Example: machine learning practitioners implement models that minimize communication between different components of the model to speed up the training process. See more: http://www.cs.toronto.edu/~fritz/absps/imagenet.pdf (Figure 2 on Page 5 describes the model)

srw

I don't quite understand "distance" as a concept which applies to multi-core machines. In Distributed, distance could refer to actual distance, latency, bandwidth, connection speed, etc. In this case, different machines could actually be different distances (i.e. have different communication times). How do these factors differ when using a single machine?

For instance, in class our different "processors" (people) could only talk to people close to them. For machines, do processors have substantially different communication times depending on which of the other processors they communicate with? Or are all processors approximately equivalent? If so, how would we "minimize the cost of communication"?

arjunh

Anyone want to take a stab at answering @srw's question? There are a few ways of looking at this; one has to do with the hardware and the nature of the interconnects between the processors (think about the scale of the machine that you're working with; we'll be working with machines with anything from several cores to several hundred/thousand cores).
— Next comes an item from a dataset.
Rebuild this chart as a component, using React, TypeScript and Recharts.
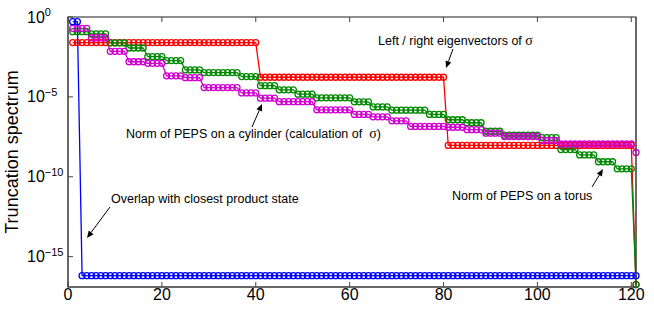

Another has to do with software and how we as programmers can solve a problem differently to reduce the amount of inter-task communication. @meatie gave a good example of this, but if anyone could provide another such example, that would be great too.

Again, this is something we'll take a look at in more detail later on in the class.

Simba

In my opinion, the communication could be referred to as any costs that decreases the speedup of a parallel computing. On multi-core machines, different parts of a task may run on different cores and under most circumstances different cores still need to exchange information, e.g. core A passes the intermediate calculation results to core B. Here the cost could be the contention for the bus or getting access to the same memory unit.

srw

@simba That makes sense. So then how would one go about minimize this cost? Perhaps careful scheduling of tasks? Still, it seems like the communication cost is determined mostly at a hardware level, which isn't something we can improve in the scope of this class.

mangocourage

@srw, following Simba's definition of "communication cost", trying to maintain consistency among the individual caches of each cpu in a multicore machine could cause certain programs to experience cache misses other than those types we learned in 213. These misses result from trying to maintain "cache coherence". We can rewrite certain programs to avoid these types of cache misses.

hohoho

Though not a computer architecture aspect in any sense, my understanding would be that even though different cores seems to be "close" to each other, the differences in distances do exists. And communication do take time. Although not as in a distributed systems where communication might be a bottle neck for performances, we do care about "travel time", because people are less tolerant with latency in a local host system than a distributed system. And we are talking about performance improve, so if the latency overpowers the computational performance improvement brought by multi-cores, naive users probably would not think that parallel computing is a good idea in reality.